A detailed analysis of data from 185 human genomes sequenced in the course of the 1000 Genomes Project, by scientists at the European Molecular Biology Laboratory (EMBL) in Heidelberg, Germany, in collaboration with researchers at the Wellcome Trust Sanger Institute in Cambridge, UK, as well as the University of Washington and Harvard Medical School, both in the USA, has identified the genetic sequence of an unprecedented 28 000 structural variants (SVs) - large portions of the human genome which differ from one person to another. The work, published today in Nature, could help find the genetic causes of some diseases and also begins to explain why certain parts of the human genome change more than others.
The international team of scientists identified over a thousand SVs that disrupt the sequence of one or more genes. These gene-altering mutations may be linked to diseases, so knowing the exact genetic sequence of these variations will help clinical geneticists to narrow down their searches for disease-causing mutations.
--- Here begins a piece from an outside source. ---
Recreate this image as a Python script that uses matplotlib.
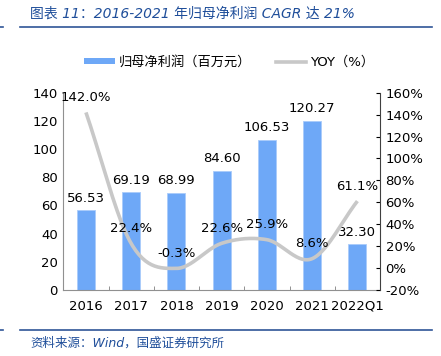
import numpy as np
import matplotlib
matplotlib.use("Agg")
import matplotlib.pyplot as plt
from matplotlib.lines import Line2D
from matplotlib.patches import Patch

plt.rcParams['font.family'] = ['DejaVu Sans', 'Noto Sans CJK SC']

# data
years = ['2016', '2017', '2018', '2019', '2020', '2021', '2022Q1']
profit = [56.53, 69.19, 68.99, 84.60, 106.53, 120.27, 32.30]   # 归母净利润（百万元）
yoy = [142.0, 22.4, -0.3, 22.6, 25.9, 8.6, 61.1]               # YOY（%）

bar_color = '#6EA8F7'
line_color = '#C8C8C8'
blue_text = '#1F4E9A'


def smooth(xs, ys, n=30):
    # Catmull-Rom curve through the points, like Excel's smoothed line
    px = np.concatenate([[2 * xs[0] - xs[1]], xs, [2 * xs[-1] - xs[-2]]])
    py = np.concatenate([[2 * ys[0] - ys[1]], ys, [2 * ys[-1] - ys[-2]]])
    out_x, out_y = [], []
    for i in range(1, len(px) - 2):
        t = np.linspace(0, 1, n)
        for arr, out in ((px, out_x), (py, out_y)):
            p0, p1, p2, p3 = arr[i - 1], arr[i], arr[i + 1], arr[i + 2]
            out.extend(0.5 * (2 * p1 + (-p0 + p2) * t
                              + (2 * p0 - 5 * p1 + 4 * p2 - p3) * t ** 2
                              + (-p0 + 3 * p1 - 3 * p2 + p3) * t ** 3))
    return np.array(out_x), np.array(out_y)


fig = plt.figure(figsize=(4.41, 3.56), dpi=100)
ax = fig.add_axes([0.1436, 0.1854, 0.7181, 0.5542])
ax2 = ax.twinx()

x = np.arange(len(years))
ax.bar(x, profit, width=0.4, color=bar_color, edgecolor='#A9CBFA', linewidth=0.6, zorder=2)
for xi, v in zip(x, profit):
    ax.annotate('%.2f' % v, (xi, v), xytext=(0, 4), textcoords='offset points',
                ha='center', va='bottom', fontsize=9.5, color='black')

sx, sy = smooth(x.astype(float), np.array(yoy, dtype=float))
ax2.plot(sx, sy, color=line_color, linewidth=2.6, solid_capstyle='butt', zorder=3)
for xi, v in zip(x, yoy):
    ax2.annotate('%.1f%%' % v, (xi, v), xytext=(0, 6), textcoords='offset points',
                 ha='center', va='bottom', fontsize=9.5, color='black')

ax.set_xlim(-0.5, len(years) - 0.5)
ax.set_ylim(0, 140)
ax.set_yticks(range(0, 141, 20))
ax2.set_ylim(-20, 160)
ax2.set_yticks(range(-20, 161, 20))
ax2.set_yticklabels(['%d%%' % v for v in range(-20, 161, 20)])

ax.set_xticks(x)
ax.set_xticklabels(years)
ax.set_xticks(np.arange(-0.5, len(years), 1), minor=True)
ax.tick_params(axis='x', which='major', length=0, labelsize=9.5, pad=7)
ax.tick_params(axis='x', which='minor', direction='in', length=3, color='#808080')
ax.tick_params(axis='y', length=0, labelsize=9.5, pad=4)
ax2.tick_params(axis='y', direction='in', length=3, labelsize=9.5, pad=4)

for s in ['top']:
    ax.spines[s].set_visible(False)
    ax2.spines[s].set_visible(False)
ax.spines['left'].set_color('#909090')
ax.spines['bottom'].set_color('#909090')
ax2.spines['left'].set_visible(False)
ax2.spines['bottom'].set_visible(False)
ax.spines['right'].set_visible(False)
ax2.spines['right'].set_color('#404040')

handles = [Patch(facecolor=bar_color, edgecolor='none'),
           Line2D([0], [0], color=line_color, linewidth=2.6)]
fig.legend(handles, ['归母净利润（百万元）', 'YOY（%）'], loc='center',
           bbox_to_anchor=(0.52, 0.826), ncol=2, frameon=False, fontsize=9.5,
           handlelength=2.3, handleheight=0.3, columnspacing=1.9, handletextpad=0.3)

# title, rules and source note
fig.text(0.068, 0.963, '图表 11：2016-2021 年归母净利润 CAGR 达 21%', fontsize=10,
         style='italic', color=blue_text, va='center')
fig.add_artist(Line2D([0.046, 0.98], [0.924, 0.924], color='#2F5597', linewidth=1.2))
fig.add_artist(Line2D([0.0, 0.007], [0.924, 0.924], color='#2F5597', linewidth=1.2))
fig.add_artist(Line2D([0.046, 0.98], [0.073, 0.073], color='#2F5597', linewidth=1.2))
fig.add_artist(Line2D([0.0, 0.007], [0.073, 0.073], color='#2F5597', linewidth=1.2))
fig.text(0.068, 0.036, '资料来源：Wind，国盛证券研究所', fontsize=9,
         style='italic', color=blue_text, va='center')

fig.savefig('out.png', dpi=100)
"Knowing the exact genetic sequence of SVs and their context in the genome could help find the genetic causes for as-yet unexplained diseases," says Jan Korbel, who led the research at EMBL: "this may help us understand why some people remain healthy until old age whereas others develop diseases early in their lives."
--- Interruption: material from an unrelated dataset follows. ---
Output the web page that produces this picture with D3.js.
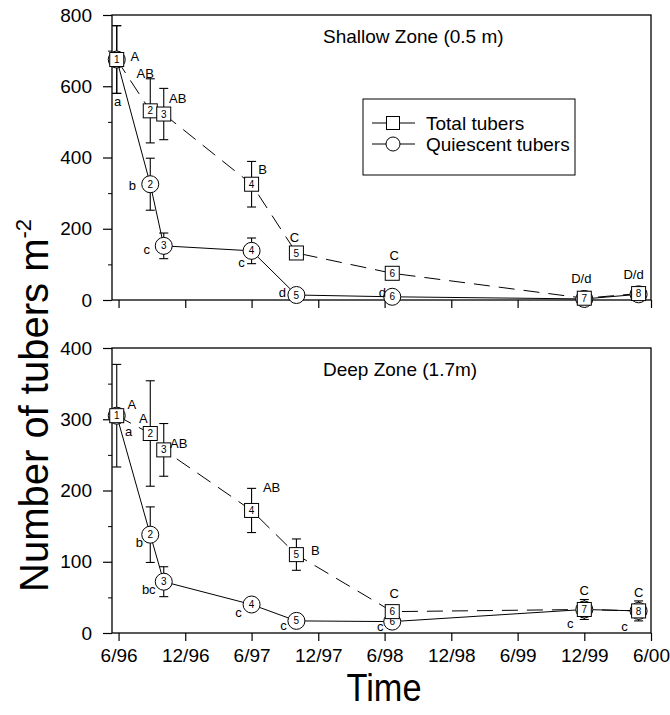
<!DOCTYPE html>
<html><head><meta charset="utf-8">
<script src="https://cdn.jsdelivr.net/npm/d3@7"></script>
<style>
body{margin:0;background:#fff}
svg text{font-family:Arial,"Liberation Sans",Helvetica,sans-serif;fill:#000}
</style>
</head><body>
<svg id="chart" width="670" height="715"></svg>
<script>
// ---------------- data ----------------
const sampleDates = ["1996-05-27","1996-08-27","1996-10-03","1997-06-01","1997-10-02","1998-06-22","1999-12-01","2000-04-28"];
const sampleIds = ["1","2","3","4","5","6","7","8"];
const tickDates = ["1996-06-01","1996-12-01","1997-06-01","1997-12-01","1998-06-01","1998-12-01","1999-06-01","1999-12-01","2000-06-01"];
const tickLabels = ["6/96","12/96","6/97","12/97","6/98","12/98","6/99","12/99","6/00"];

const shallowYTicks = [0,200,400,600,800];
const shallowYMinor = [100,300,500,700];
const shallowTotal = [675,531,522,325,132,75,5,18];
const shallowTotalSE = [95,90,72,64,0,0,12,14];
const shallowQuiescent = [675,325,152,138,14,9,3,16];
const shallowQuiescentSE = [95,73,36,36,0,0,0,0];
const shallowTotalLetters = ["A","AB","AB","B","C","C","D/d","D/d"];
const shallowQuiescentLetters = ["a","b","c","c","d","d","",""];

const deepYTicks = [0,100,200,300,400];
const deepYMinor = [50,150,250,350];
const deepTotal = [305,280,257,172,110,30,33,31];
const deepTotalSE = [72,74,37,31,22,0,14,14];
const deepQuiescent = [305,138,72,40,17,16,33,31];
const deepQuiescentSE = [0,39,21,0,0,0,0,0];
const deepTotalLetters = ["A","A","AB","AB","B","C","C","C"];
const deepQuiescentLetters = ["a","b","bc","c","c","c","c","c"];

const seriesNames = ["Total tubers","Quiescent tubers"];

// ---------------- layout (label offsets in px relative to marker) ----------------
const shallowTotalLabelOff = [[18,-3],[-5,-38],[14,-16],[11,-15],[-2,-16],[2,-18],[-3,-20],[-5,-19]];
const shallowQuiescentLabelOff = [[1,42],[-18,1],[-17,3],[-10,11],[-14,-3],[-10,-4],[0,0],[0,0]];
const deepTotalLabelOff = [[15,-11],[-7,-15],[15,-7],[20,-23],[19,-4],[2,-18],[0,-19],[0,-19]];
const deepQuiescentLabelOff = [[12,16],[-11,8],[-15,8],[-13,8],[-13,4],[-12,5],[-14,14],[-14,15]];

const svg = d3.select("#chart");
const parse = d3.timeParse("%Y-%m-%d");
const dates = sampleDates.map(parse);
const L = 112, R = 651;
const x = d3.scaleTime().domain([parse("1996-05-14"), parse("2000-06-01")]).range([L, R]);

const panels = [
  {title:"Shallow Zone (0.5 m)", top:15, bottom:300, yTicks:shallowYTicks, yMinor:shallowYMinor,
   total:shallowTotal, totalSE:shallowTotalSE, q:shallowQuiescent, qSE:shallowQuiescentSE,
   tl:shallowTotalLetters, ql:shallowQuiescentLetters, tOff:shallowTotalLabelOff, qOff:shallowQuiescentLabelOff,
   xLabels:false, legend:true},
  {title:"Deep Zone (1.7m)", top:348, bottom:633, yTicks:deepYTicks, yMinor:deepYMinor,
   total:deepTotal, totalSE:deepTotalSE, q:deepQuiescent, qSE:deepQuiescentSE,
   tl:deepTotalLetters, ql:deepQuiescentLetters, tOff:deepTotalLabelOff, qOff:deepQuiescentLabelOff,
   xLabels:true, legend:false}
];

const SQ = 14, CR = 8.5;

panels.forEach(p => {
  const y = d3.scaleLinear().domain([0, d3.max(p.yTicks)]).range([p.bottom, p.top]);
  const g = svg.append("g");

  // frame
  g.append("rect").attr("x", L).attr("y", p.top).attr("width", R-L).attr("height", p.bottom-p.top)
    .attr("fill","none").attr("stroke","#000").attr("stroke-width",1.3);

  // y axis
  const ya = g.append("g").attr("transform",`translate(${L},0)`)
    .call(d3.axisLeft(y).tickValues(p.yTicks).tickSize(9).tickPadding(11).tickFormat(d3.format("d")));
  ya.select(".domain").remove();
  ya.selectAll("text").style("font-size","19px").attr("font-family",null);
  ya.selectAll("line").attr("stroke-width",1.2);
  const ym = g.append("g").attr("transform",`translate(${L},0)`)
    .call(d3.axisLeft(y).tickValues(p.yMinor).tickSize(4).tickFormat(""));
  ym.select(".domain").remove();

  // x axis
  const xa = g.append("g").attr("transform",`translate(0,${p.bottom})`)
    .call(d3.axisBottom(x).tickValues(tickDates.map(parse)).tickSize(8).tickPadding(8)
      .tickFormat((d,i) => p.xLabels ? tickLabels[i] : ""));
  xa.select(".domain").remove();
  xa.selectAll("text").style("font-size","19px").attr("font-family",null);
  xa.selectAll("line").attr("stroke-width",1.2);

  // lines
  const lineT = d3.line().x((d,i)=>x(dates[i])).y(d=>y(d));
  g.append("path").attr("d", lineT(p.q)).attr("fill","none").attr("stroke","#000").attr("stroke-width",1);
  g.append("path").attr("d", lineT(p.total)).attr("fill","none").attr("stroke","#000").attr("stroke-width",1)
    .attr("stroke-dasharray","16,9");

  // error bars
  const eb = (vals, se) => {
    vals.forEach((v,i) => {
      if (!se[i]) return;
      const cx = x(dates[i]);
      const y1 = y(v + se[i]), y0 = y(Math.max(0, v - se[i]));
      g.append("line").attr("x1",cx).attr("x2",cx).attr("y1",y1).attr("y2",y0).attr("stroke","#000").attr("stroke-width",1.1);
      [y1,y0].forEach(yy => g.append("line").attr("x1",cx-4.5).attr("x2",cx+4.5).attr("y1",yy).attr("y2",yy)
        .attr("stroke","#000").attr("stroke-width",1.1));
    });
  };
  eb(p.q, p.qSE);
  eb(p.total, p.totalSE);

  // circles (quiescent)
  const cg = g.selectAll("g.qm").data(p.q).enter().append("g")
    .attr("transform",(d,i)=>`translate(${x(dates[i])},${y(d)})`);
  cg.append("circle").attr("r",CR).attr("fill","#fff").attr("stroke","#000").attr("stroke-width",1);
  cg.append("text").attr("text-anchor","middle").attr("dy","0.36em").style("font-size","10px").text((d,i)=>sampleIds[i]);

  // squares (total)
  const sg = g.selectAll("g.tm").data(p.total).enter().append("g")
    .attr("transform",(d,i)=>`translate(${x(dates[i])},${y(d)})`);
  sg.append("rect").attr("x",-SQ/2).attr("y",-SQ/2).attr("width",SQ).attr("height",SQ)
    .attr("fill","#fff").attr("stroke","#000").attr("stroke-width",1);
  sg.append("text").attr("text-anchor","middle").attr("dy","0.36em").style("font-size","10px").text((d,i)=>sampleIds[i]);

  // letter labels
  const lab = (vals, letters, off) => {
    vals.forEach((v,i) => {
      if (!letters[i]) return;
      g.append("text").attr("x", x(dates[i]) + off[i][0]).attr("y", y(v) + off[i][1])
        .attr("dy","0.36em").attr("text-anchor","middle").style("font-size","13px").text(letters[i]);
    });
  };
  lab(p.total, p.tl, p.tOff);
  lab(p.q, p.ql, p.qOff);

  // title
  g.append("text").attr("x",323).attr("y",p.top+28).style("font-size","19px").text(p.title);

  // legend
  if (p.legend) {
    const lg = g.append("g");
    lg.append("rect").attr("x",363).attr("y",99).attr("width",212).attr("height",76)
      .attr("fill","#fff").attr("stroke","#000").attr("stroke-width",1);
    seriesNames.forEach((name,k) => {
      const yy = 123 + k*21;
      lg.append("line").attr("x1",372).attr("x2",415).attr("y1",yy).attr("y2",yy).attr("stroke","#000").attr("stroke-width",1);
      if (k===0) lg.append("rect").attr("x",393-6.5).attr("y",yy-6.5).attr("width",13).attr("height",13)
        .attr("fill","#fff").attr("stroke","#000");
      else lg.append("circle").attr("cx",393).attr("cy",yy).attr("r",7).attr("fill","#fff").attr("stroke","#000");
      lg.append("text").attr("x",426).attr("y",yy+7).style("font-size","19px").text(name);
    });
  }
});

// axis titles
const yt = svg.append("text").attr("transform","translate(48,592) rotate(-90)").style("font-size","40px");
yt.append("tspan").text("Number of tubers m");
yt.append("tspan").attr("dy",-17).style("font-size","22px").text("-2");

svg.append("text").attr("transform","translate(384,701) scale(0.88,1)").attr("text-anchor","middle")
  .style("font-size","39px").text("Time");
</script>
</body></html>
This unprecedented catalogue of large-scale genetic variants also sheds light on why some parts of the genome mutate more frequently than others. The scientists found that deletions, where genetic material is lost, and insertions, where it is gained, tend to happen in different places in the genome and through different molecular processes. For instance, large-scale deletions are more likely to occur in regions where DNA often breaks and has to be put back together, as 'chunks' of genetic material can be lost in the process.
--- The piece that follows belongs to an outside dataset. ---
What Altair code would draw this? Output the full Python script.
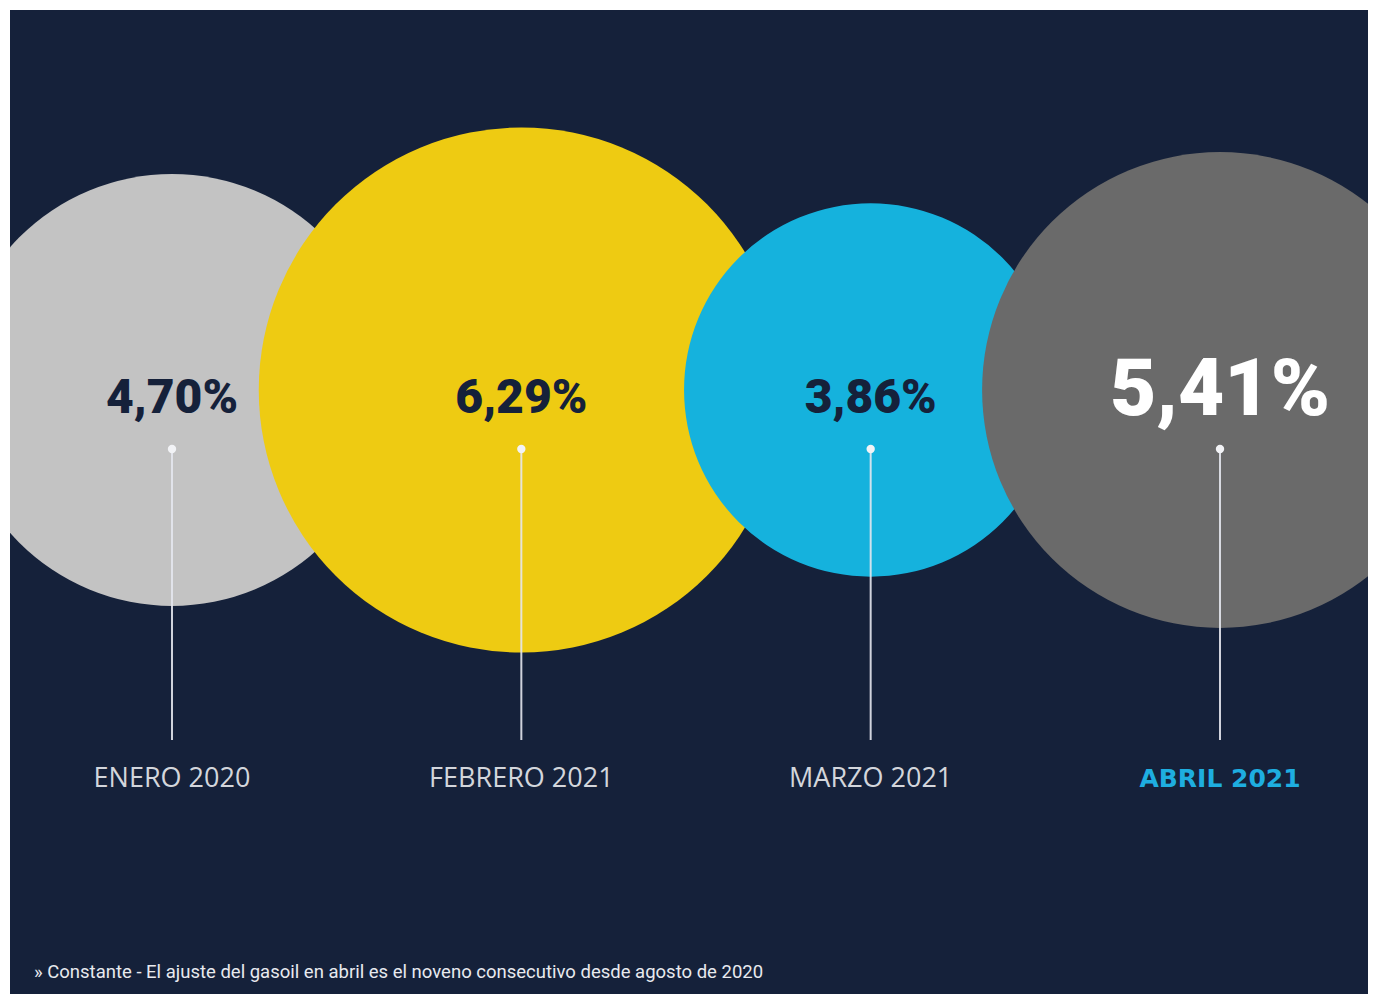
import altair as alt
import pandas as pd

# ---- data ----
meses = ["ENERO 2020", "FEBRERO 2021", "MARZO 2021", "ABRIL 2021"]
valores = [4.70, 6.29, 3.86, 5.41]
colores = ["#c3c3c3", "#eecb12", "#15b2dd", "#6a6a6a"]
destacado = "ABRIL 2021"
nota = "» Constante - El ajuste del gasoil en abril es el noveno consecutivo desde agosto de 2020"

df = pd.DataFrame({
    "mes": meses,
    "valor": valores,
    "etiqueta": [f"{v:.2f}".replace(".", ",") + "%" for v in valores],
})

NAVY = "#15213a"
W, H = 1358, 984

x_enc = alt.X("mes:N", sort=meses, axis=None,
              scale=alt.Scale(type="point", range=[162, 1210], padding=0))
is_hl = f"datum.mes === '{destacado}'"
not_hl = f"datum.mes !== '{destacado}'"

base = alt.Chart(df)

circles = base.mark_circle(opacity=1, clip=True).encode(
    x=x_enc,
    y=alt.value(380),
    size=alt.Size("valor:Q", legend=None,
                  scale=alt.Scale(domain=[3.86, 6.29], range=[139300, 275800])),
    color=alt.Color("mes:N", legend=None,
                    scale=alt.Scale(domain=meses, range=colores)),
)

rules = base.mark_rule(color="#e4e7ee", strokeWidth=2, opacity=0.9).encode(
    x=x_enc, y=alt.value(439), y2=alt.value(730)
)

dots = base.mark_circle(color="#f2f3f6", opacity=1, size=70).encode(
    x=x_enc, y=alt.value(439)
)

values_norm = base.transform_filter(not_hl).mark_text(
    font="Roboto", fontWeight=900, fontSize=48,
    align="center", baseline="alphabetic", color=NAVY
).encode(x=x_enc, y=alt.value(403), text="etiqueta:N")

values_hl = base.transform_filter(is_hl).mark_text(
    font="Roboto", fontWeight=900, fontSize=80,
    align="center", baseline="alphabetic", color="#ffffff"
).encode(x=x_enc, y=alt.value(405), text="etiqueta:N")

labels_norm = base.transform_filter(not_hl).mark_text(
    font="Open Sans", fontSize=27, align="center", baseline="alphabetic",
    color="#d3d6dc"
).encode(x=x_enc, y=alt.value(777), text="mes:N")

labels_hl = base.transform_filter(is_hl).mark_text(
    font="DejaVu Sans", fontSize=25, fontWeight="bold", align="center",
    baseline="alphabetic", color="#1eaee0"
).encode(x=x_enc, y=alt.value(777), text="mes:N")

footer = alt.Chart(pd.DataFrame({"t": [nota]})).mark_text(
    font="Roboto", fontSize=18.5, align="left", baseline="alphabetic",
    color="#e8eaef"
).encode(x=alt.value(24), y=alt.value(968), text="t:N")

chart = alt.layer(circles, rules, dots, values_norm, values_hl,
                  labels_norm, labels_hl, footer).properties(
    width=W, height=H,
    background="#ffffff",
    padding={"left": 2, "top": 2, "right": 0, "bottom": 0},
    autosize=alt.AutoSizeParams(type="none"),
).configure_view(fill=NAVY, stroke=None)

chart.save("out.html", embed_options={"renderer": "svg", "actions": False})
"We found 51 hotspots where certain SVs, such as large deletions, appear to occur particularly often" Korbel says: "Six of those hotspots are in regions known to be related to genetic conditions such as Miller-Dieker syndrome, a congenital brain disease that can lead to infant death."
Previous research had already linked SVs - also called copy-number variants - to many genetic conditions, such as colour-blindness, schizophrenia, and certain forms of cancer. However, because of their large size and complex DNA sequence, SVs were difficult to identify. In this study, the researchers overcame these difficulties, developing novel computational approaches that allowed them to pinpoint the exact locations of these large-scale variations in the genome, broadening the potential scope of future disease studies.
"There are many structural variants in everyone's genomes and they are increasingly being associated with various aspects of human health" says Charles Lee, a clinical cytogeneticist and associate professor at Harvard Medical School and Brigham and Women's Hospital, and joint leader of the study: "It is important to be able to identify and comprehensively characterize these genetic variants using state-of-the-art DNA sequencing technologies."
Data from this study is being made publicly available to the scientific community through the 1000 Genomes Project, an international public-private consortium to build the most detailed map of human genetic variation to date. The 1000 Genomes Project aims to sequence 2500 whole genomes by the end of 2012, resulting, by far, in the largest collection of human genomes to date.